ADDIS ABABA/NAIROBI (Reuters) – African peace envoys were due to meet Ethiopian Prime Minister Abiy Ahmed on Friday, a day after he said the military was beginning the “final phase” of an offensive in the northern Tigray region that rights groups fear could bring huge civilian casualties.
The government had given the Tigray People’s Liberation Front (TPLF) until Wednesday to lay down their arms or face an assault on Mekelle, the regional capital of 500,000 people. The United Nations says 200 aid workers are also in the city.
The envoys were due to meet Abiy at 11 a.m. (0800 GMT), Redwan Hussein, spokesman of the government’s State of Emergency Task Force for the Tigray conflict, said.
The envoys were in Addis Ababa “with a view to helping to mediate between the parties to conflict” in Ethiopia, South African President Cyril Ramaphosa, who is also the AU chair, said earlier this week.
Abiy, who won last year’s Nobel Peace Prize for ending a two-decade standoff with Eritrea, has said he will not talk with TPLF leaders until they are defeated or give up.
Thousands of people are already believed to have died amid air strikes and ground fighting since the war began on Nov. 4. The U.N. estimates 1.1 million Ethiopians will need aid as a result of the conflict.
The conflict has sent shockwaves through the Horn of Africa.
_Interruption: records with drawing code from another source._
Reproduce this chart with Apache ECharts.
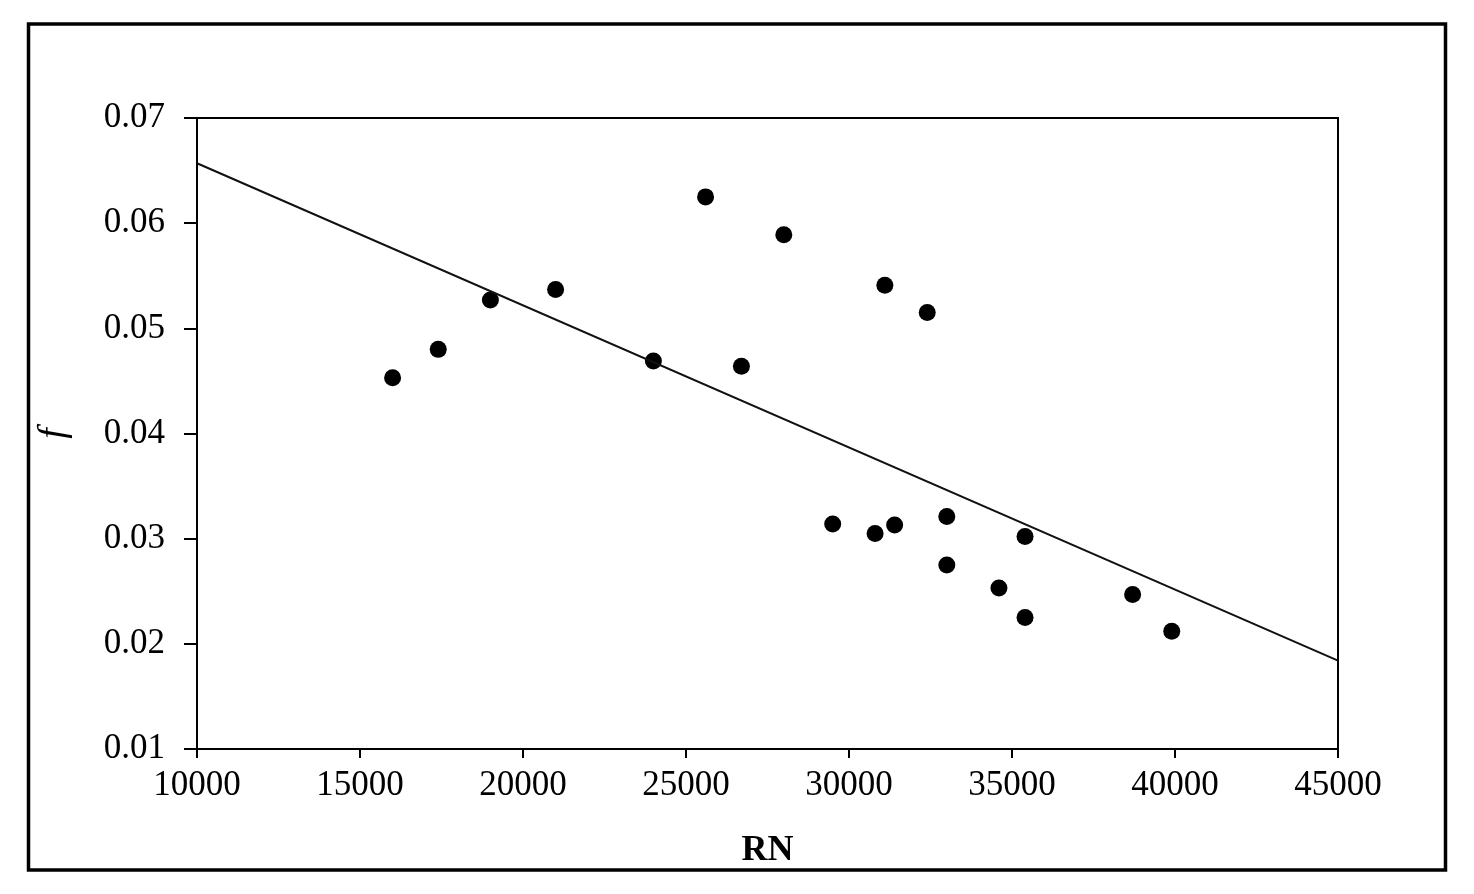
<!DOCTYPE html>
<html>
<head>
<meta charset="utf-8">
<script src="https://cdn.jsdelivr.net/npm/echarts@6/dist/echarts.min.js"></script>
<style>
  html, body { margin: 0; padding: 0; background: #fff; }
  #chart { width: 1474px; height: 894px; }
</style>
</head>
<body>
<div id="chart"></div>
<script>
// measured points (RN, f)
const rnValues = [16000, 17400, 19000, 21000, 24000, 25600, 26700, 28000, 31100, 32400,
                  29500, 30800, 31400, 33000, 33000, 35400, 34600, 35400, 38700, 39900];
const fValues = [0.0453, 0.0480, 0.0527, 0.0537, 0.0469, 0.0625, 0.0464, 0.0589, 0.0541, 0.0515,
                 0.0314, 0.0305, 0.0313, 0.0321, 0.0275, 0.0302, 0.0253, 0.0225, 0.0247, 0.0212];
// trend line ends
const trendRN = [10000, 45000];
const trendF = [0.0657, 0.0184];

const xTicks = [10000, 15000, 20000, 25000, 30000, 35000, 40000, 45000];
const yTicks = [0.01, 0.02, 0.03, 0.04, 0.05, 0.06, 0.07];

const myChart = echarts.init(document.getElementById('chart'));
const serif = '"Liberation Serif", "Times New Roman", serif';

const option = {
  animation: false,
  backgroundColor: '#fff',
  grid: {
    left: 197,
    right: 136,
    top: 118,
    bottom: 145,
    show: true,
    borderColor: '#000',
    borderWidth: 2
  },
  graphic: [{
    type: 'rect',
    shape: { x: 28.5, y: 24, width: 1417, height: 846 },
    style: { fill: 'none', stroke: '#000', lineWidth: 3.5 }
  }],
  xAxis: {
    type: 'value',
    min: xTicks[0],
    max: xTicks[xTicks.length - 1],
    interval: 5000,
    name: 'RN',
    nameLocation: 'middle',
    nameGap: 84,
    nameTextStyle: { fontFamily: serif, fontSize: 36, fontWeight: 'bold', color: '#000' },
    axisLine: { lineStyle: { color: '#000', width: 2 } },
    axisTick: { length: 9, lineStyle: { color: '#000', width: 2 } },
    splitLine: { show: false },
    axisLabel: {
      fontFamily: serif, fontSize: 35, color: '#000', margin: 19,
      formatter: function (v) { return String(v); }
    }
  },
  yAxis: {
    type: 'value',
    min: yTicks[0],
    max: yTicks[yTicks.length - 1],
    interval: 0.01,
    name: 'f',
    nameLocation: 'middle',
    nameGap: 124,
    nameRotate: 90,
    nameTextStyle: { fontFamily: serif, fontSize: 38, fontStyle: 'italic', color: '#000' },
    axisLine: { show: true, lineStyle: { color: '#000', width: 2 } },
    axisTick: { show: true, length: 13, lineStyle: { color: '#000', width: 2 } },
    splitLine: { show: false },
    axisLabel: {
      fontFamily: serif, fontSize: 35, color: '#000', margin: 32,
      formatter: function (v) { return v.toFixed(2); }
    }
  },
  series: [
    {
      name: 'points',
      type: 'scatter',
      symbol: 'circle',
      symbolSize: 17,
      itemStyle: { color: '#000', opacity: 1 },
      data: rnValues.map(function (x, i) { return [x, fValues[i]]; })
    },
    {
      name: 'trend',
      type: 'line',
      symbol: 'none',
      lineStyle: { color: '#111', width: 2 },
      data: trendRN.map(function (x, i) { return [x, trendF[i]]; })
    }
  ]
};

myChart.setOption(option);
window.addEventListener('resize', function () {
  myChart.resize();
});
</script>
</body>
</html>
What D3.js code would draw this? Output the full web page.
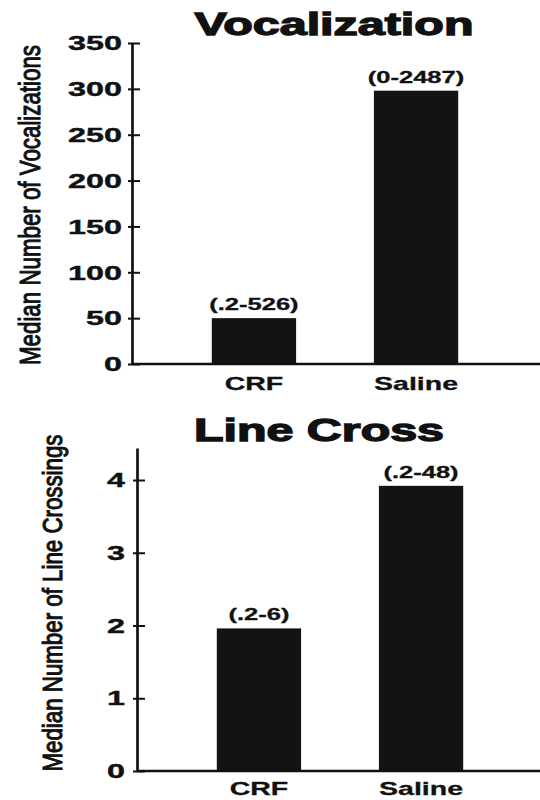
<!DOCTYPE html>
<html>
<head>
<meta charset="utf-8">
<script src="https://cdn.jsdelivr.net/npm/d3@7"></script>
<style>
  body { margin: 0; background: #fff; }
  text { font-family: "Liberation Sans", Arial, Helvetica, sans-serif; fill: #111; }
</style>
</head>
<body>
<div id="chart"></div>
<script>
// data
var categories = ["CRF", "Saline"];

var vocalMedians = [50, 298];
var vocalRanges = ["(.2-526)", "(0-2487)"];
var vocalTicks = [0, 50, 100, 150, 200, 250, 300, 350];

var crossMedians = [1.96, 3.92];
var crossRanges = ["(.2-6)", "(.2-48)"];
var crossTicks = [0, 1, 2, 3, 4];

var W = 540, H = 800;
var ink = "#111";

var svg = d3.select("#chart").append("svg")
    .attr("width", W)
    .attr("height", H);

// the original figure is stretched sideways, so widen horizontal text
function widen(sel, k) {
  sel.each(function() {
    var w = this.getComputedTextLength();
    d3.select(this)
      .attr("textLength", w * k)
      .attr("lengthAdjust", "spacingAndGlyphs");
  });
}

// one panel = title, y axis, bars, range labels, category labels
function panel(opt) {
  var g = svg.append("g");

  var y = d3.scaleLinear()
      .domain([0, opt.yMax])
      .range([opt.y0, opt.yTop]);

  var x = d3.scaleBand()
      .domain(categories)
      .range([opt.left + 2, opt.left + 404])
      .paddingInner(0.48)
      .paddingOuter(0.48);

  // title
  g.append("text")
      .attr("x", opt.titleX)
      .attr("y", opt.titleY)
      .attr("text-anchor", "middle")
      .attr("font-size", 31)
      .attr("font-weight", 700)
      .attr("stroke", ink)
      .attr("stroke-width", 1.3)
      .attr("textLength", opt.titleW)
      .attr("lengthAdjust", "spacingAndGlyphs")
      .text(opt.title);

  // y axis title
  g.append("text")
      .attr("transform", "translate(" + opt.ylabX + "," + opt.ylabY + ") rotate(-90)")
      .attr("text-anchor", "middle")
      .attr("font-size", opt.ylabSize)
      .attr("stroke", ink)
      .attr("stroke-width", 1.1)
      .attr("textLength", opt.ylabW)
      .attr("lengthAdjust", "spacingAndGlyphs")
      .text(opt.ylabel);

  // bars
  g.selectAll(".bar")
      .data(opt.values)
      .enter()
      .append("rect")
      .attr("class", "bar")
      .attr("x", function(d, i) { return x(categories[i]); })
      .attr("y", function(d) { return y(d); })
      .attr("width", x.bandwidth())
      .attr("height", function(d) { return opt.y0 - y(d); })
      .attr("fill", "#131313");

  // range labels above bars
  g.selectAll(".rng")
      .data(opt.ranges)
      .enter()
      .append("text")
      .attr("class", "rng")
      .attr("x", function(d, i) { return x(categories[i]) + x.bandwidth() / 2; })
      .attr("y", function(d, i) { return y(opt.values[i]) - 8; })
      .attr("text-anchor", "middle")
      .attr("font-size", 17)
      .attr("font-weight", 700)
      .attr("stroke", ink)
      .attr("stroke-width", 0.3)
      .text(function(d) { return d; })
      .call(widen, 1.5);

  // x axis: plain line to the right edge, category names below
  g.append("line")
      .attr("x1", opt.left)
      .attr("x2", W)
      .attr("y1", y(0))
      .attr("y2", y(0))
      .attr("stroke", ink)
      .attr("stroke-width", 2.5);

  var xAxis = g.append("g")
      .attr("transform", "translate(0," + y(0) + ")")
      .call(d3.axisBottom(x).tickSize(0).tickPadding(opt.xPad));
  xAxis.attr("font-family", null).attr("font-size", null);
  xAxis.select(".domain").remove();
  xAxis.selectAll("text")
      .attr("font-size", 19)
      .attr("font-weight", 700)
      .attr("stroke", ink)
      .attr("stroke-width", 0.3)
      .attr("fill", ink)
      .attr("dy", null)
      .call(widen, 1.5);

  // y axis, ticks cross the line
  var yAxis = g.append("g")
      .attr("transform", "translate(" + opt.left + ",0)")
      .call(d3.axisLeft(y)
        .tickValues(opt.ticks)
        .tickFormat(d3.format("d"))
        .tickSizeOuter(0)
        .tickPadding(10));
  yAxis.attr("font-family", null).attr("font-size", null);
  yAxis.select(".domain")
      .attr("stroke", ink)
      .attr("stroke-width", 2.7);
  yAxis.selectAll(".tick line")
      .attr("x1", -4)
      .attr("x2", 8)
      .attr("stroke", ink)
      .attr("stroke-width", 2);
  yAxis.selectAll(".tick text")
      .attr("font-size", 21)
      .attr("font-weight", 700)
      .attr("stroke", ink)
      .attr("stroke-width", 0.4)
      .attr("fill", ink)
      .attr("x", -opt.labGap)
      .call(widen, 1.54);
}

panel({
  title: "Vocalization",
  titleX: 334, titleY: 35, titleW: 279,
  ylabel: "Median Number of Vocalizations",
  ylabX: 40, ylabY: 205, ylabSize: 30, ylabW: 320,
  values: vocalMedians,
  ranges: vocalRanges,
  ticks: vocalTicks,
  yMax: 350,
  y0: 364, yTop: 43,
  left: 132,
  labGap: 10,
  xPad: 26
});

panel({
  title: "Line Cross",
  titleX: 319, titleY: 441, titleW: 250,
  ylabel: "Median Number of Line Crossings",
  ylabX: 62, ylabY: 603, ylabSize: 28, ylabW: 337,
  values: crossMedians,
  ranges: crossRanges,
  ticks: crossTicks,
  yMax: 4.44,
  y0: 771, yTop: 448,
  left: 137,
  labGap: 12,
  xPad: 24
});
</script>
</body>
</html>
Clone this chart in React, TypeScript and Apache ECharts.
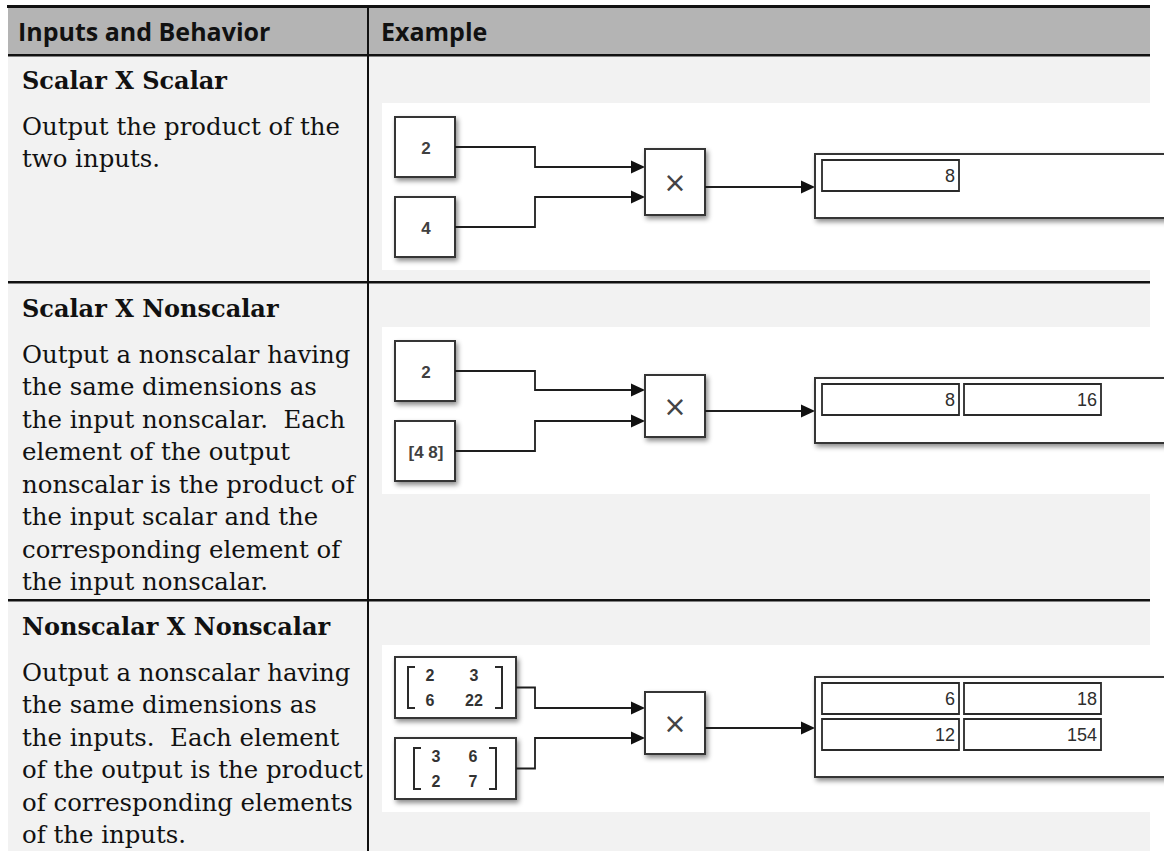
import React, { useEffect, useRef } from "react";
import * as echarts from "echarts";

const headerLabels = ["Inputs and Behavior", "Example"];
const rowTitles = ["Scalar X Scalar", "Scalar X Nonscalar", "Nonscalar X Nonscalar"];
const rowBodies = [
  ["Output the product of the", "two inputs."],
  [
    "Output a nonscalar having",
    "the same dimensions as",
    "the input nonscalar.  Each",
    "element of the output",
    "nonscalar is the product of",
    "the input scalar and the",
    "corresponding element of",
    "the input nonscalar.",
  ],
  [
    "Output a nonscalar having",
    "the same dimensions as",
    "the inputs.  Each element",
    "of the output is the product",
    "of corresponding elements",
    "of the inputs.",
  ],
];

// example values
const row1InputA = [2];
const row1InputB = [4];
const row1Output = [8];
const row2InputA = [2];
const row2InputB = [4, 8];
const row2Output = [8, 16];
const row3InputA = [
  [2, 3],
  [6, 22],
];
const row3InputB = [
  [3, 6],
  [2, 7],
];
const row3Output = [
  [6, 18],
  [12, 154],
];
const productSymbol = "×";

export default function App() {
  const ref = useRef<HTMLDivElement>(null);
  useEffect(() => {
    const chart = echarts.init(ref.current!, null, { renderer: "svg" });
    const els: any[] = [];
    const LINE = "#1e1e1e";
    const BORDER = "#353535";
    const shadow = { shadowBlur: 5, shadowOffsetX: 2, shadowOffsetY: 3, shadowColor: "rgba(0,0,0,0.45)" };

    const rect = (x: number, y: number, w: number, h: number, fill: string, extra: any = {}) =>
      els.push({ type: "rect", shape: { x, y, width: w, height: h }, style: { fill, ...extra }, silent: true });
    const poly = (pts: number[][], stroke = LINE, lw = 1.8) =>
      els.push({ type: "polyline", shape: { points: pts }, style: { stroke, lineWidth: lw, fill: null }, silent: true });
    const tri = (x: number, y: number) =>
      els.push({ type: "polygon", shape: { points: [[x - 14, y - 6.5], [x, y], [x - 14, y + 6.5]] }, style: { fill: "#111" }, silent: true });
    const text = (t: string, x: number, y: number, font: string, align = "left", fill = "#111") =>
      els.push({ type: "text", x, y, style: { text: t, font, fill, textAlign: align, textVerticalAlign: "middle" }, silent: true });

    // table background
    rect(8, 8, 1142, 47, "#b4b4b4");
    rect(8, 55, 1142, 796, "#f2f2f2");
    rect(7, 5, 1143, 3, "#111");
    rect(8, 54, 1142, 2.5, "#111");
    rect(8, 281, 1142, 2.5, "#111");
    rect(8, 599, 1142, 2.5, "#111");
    rect(367, 8, 2, 843, "#111");

    const HEAD = 'bold 25px "Open Sans"';
    text(headerLabels[0], 18, 31, HEAD);
    text(headerLabels[1], 381, 31, HEAD);

    const TITLE = 'bold 24px "DejaVu Serif"';
    const BODY = '24.4px "DejaVu Serif"';
    const rowTops = [55, 283, 601];
    rowTitles.forEach((t, i) => {
      const top = rowTops[i];
      text(t, 22, top + 25, TITLE);
      rowBodies[i].forEach((l, j) => text(l, 22, top + 71 + j * 32.5, BODY));
    });

    const LABEL = 'bold 17px "Liberation Sans"';
    const FIELD = '18px "Liberation Sans"';

    const block = (x: number, y: number, w: number, h: number) =>
      rect(x, y, w, h, "#ffffff", { stroke: BORDER, lineWidth: 2, ...shadow });

    const diagram = (
      top: number,
      blockW: number,
      aTop: number,
      bTop: number,
      drawA: (x: number, y: number) => void,
      drawB: (x: number, y: number) => void,
      prodTop: number,
      prodH: number,
      inA: number,
      inB: number,
      out: number,
      dispTop: number,
      dispH: number,
      fields: (string | number)[][]
    ) => {
      rect(382, top, 768, 167, "#ffffff");
      const bx = 395;
      const bh = blockW > 60 ? 61 : 60;
      block(bx, top + aTop, blockW, bh);
      block(bx, top + bTop, blockW, bh);
      drawA(bx, top + aTop);
      drawB(bx, top + bTop);
      const yA1 = top + aTop + bh / 2;
      const yB1 = top + bTop + bh / 2;
      poly([[bx + blockW, yA1], [535, yA1], [535, top + inA], [631, top + inA]]);
      poly([[bx + blockW, yB1], [535, yB1], [535, top + inB], [631, top + inB]]);
      tri(645, top + inA);
      tri(645, top + inB);
      block(645, top + prodTop, 60, prodH);
      text(productSymbol, 675, top + prodTop + prodH / 2, '28px "DejaVu Sans"', "center", "#444");
      poly([[705, top + out], [802, top + out]]);
      tri(815, top + out);
      block(815, top + dispTop, 420, dispH);
      fields.forEach((row, r) =>
        row.forEach((v, c) => {
          const fx = 822 + c * 142;
          const fy = top + dispTop + 6 + r * 36;
          rect(fx, fy, 137, 31, "#ffffff", { stroke: "#2a2a2a", lineWidth: 1.8 });
          text(String(v), fx + 133, fy + 16, FIELD, "right", "#2e2e2e");
        })
      );
    };

    const scalarLabel = (v: number[]) => (x: number, y: number) =>
      text(v.length === 1 ? String(v[0]) : "[" + v.join(" ") + "]", x + 31, y + 31, LABEL, "center", "#404040");

    const matrixLabel = (m: number[][], lx: number, rx: number, colX: number[]) => (x: number, y: number) => {
      const t = y + 10;
      const b = y + 51;
      poly([[x + lx + 7, t], [x + lx, t], [x + lx, b], [x + lx + 7, b]], "#2a2a2a", 2);
      poly([[x + rx - 7, t], [x + rx, t], [x + rx, b], [x + rx - 7, b]], "#2a2a2a", 2);
      m.forEach((row, r) =>
        row.forEach((v, c) => text(String(v), x + colX[c], y + 18 + r * 25, 'bold 16px "Liberation Sans"', "center", "#333"))
      );
    };

    diagram(103, 60, 14, 94, scalarLabel(row1InputA), scalarLabel(row1InputB), 46, 66, 64, 94, 84, 51, 64, [row1Output]);
    diagram(327, 60, 14, 94, scalarLabel(row2InputA), scalarLabel(row2InputB), 48, 62, 63, 94, 84, 51, 65, [row2Output]);
    diagram(
      645,
      121,
      12,
      93,
      matrixLabel(row3InputA, 13, 107, [35, 79]),
      matrixLabel(row3InputB, 19, 101, [41, 78]),
      47,
      62,
      63,
      93,
      83,
      32,
      100,
      row3Output
    );

    chart.setOption({ animation: false, graphic: { elements: els } });
    return () => chart.dispose();
  }, []);
  return <div ref={ref} style={{ position: "absolute", left: 0, top: 0, width: 1164, height: 851 }} />;
}
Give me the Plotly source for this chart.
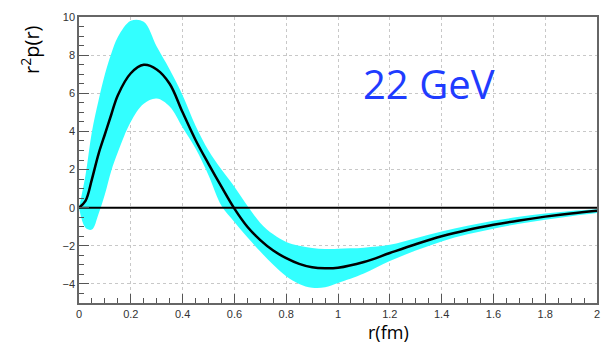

More than 43,000 refugees have fled to Sudan. TPLF rockets have hit the capital of neighbouring Eritrea.
Reuters was unable to reach the TPLF for comment on Friday morning, but two diplomats said fighting raged in several areas outside Mekelle.
With phone and internet connections shut off to the region and access to the area tightly controlled, verifying claims by all sides has been impossible.
TRENCHES
There was no indication that the Ethiopian military had entered the city of Mekelle. The TPLF has previously said it was digging trenches around the city. Reuters was unable to verify those claims.
Finance Minister Ahmed Shide said on Thursday that the government was trying to make people in the city aware of the military operation.
“We have made the people of Mekelle to be aware of the operation by deploying military helicopters and dropping pamphlets in Tigrinya and also in Amharic so that they protect themselves against this,” he told France24.
Kenneth Roth, executive director of Human Rights Watch, said such efforts were not akin to protecting civilians from harm.
“Warnings don’t absolve the Ethiopian military of the duty to protect civilians during military operations in urban areas,” Roth tweeted on Thursday. Urging the TPLF not to deploy its forces among civilian populations in the city of Mekelle, he added: “Violations by one side don’t justify violations by the other.”
Abiy’s office said on Thursday that authorities were opening a humanitarian access route, but the U.N. said it had no information on the route and the region was blocked to aid groups.
Tigrayans, who make up about 6% of Ethiopia’s 115 million-strong population, dominated the government until Abiy took power two years ago.
Pledging to unite Ethiopians and introduce freedoms after years of state repression, Abiy jailed senior Tigrayan officials. The region saw that as discrimination.
Abiy accuses Tigrayan leaders of starting the war by attacking federal troops at a base in Tigray three weeks ago. The TPLF have described the attack as a pre-emptive strike.
Tigrayan forces have large stocks of military hardware and number up to 250,000 men, experts say, while the region has a history of guerrilla resistance.
Even before war broke out, as resentment in Tigray against the federal government grew, Tigrayans adopted a slogan from the TPLF: “nobody will kneel down”.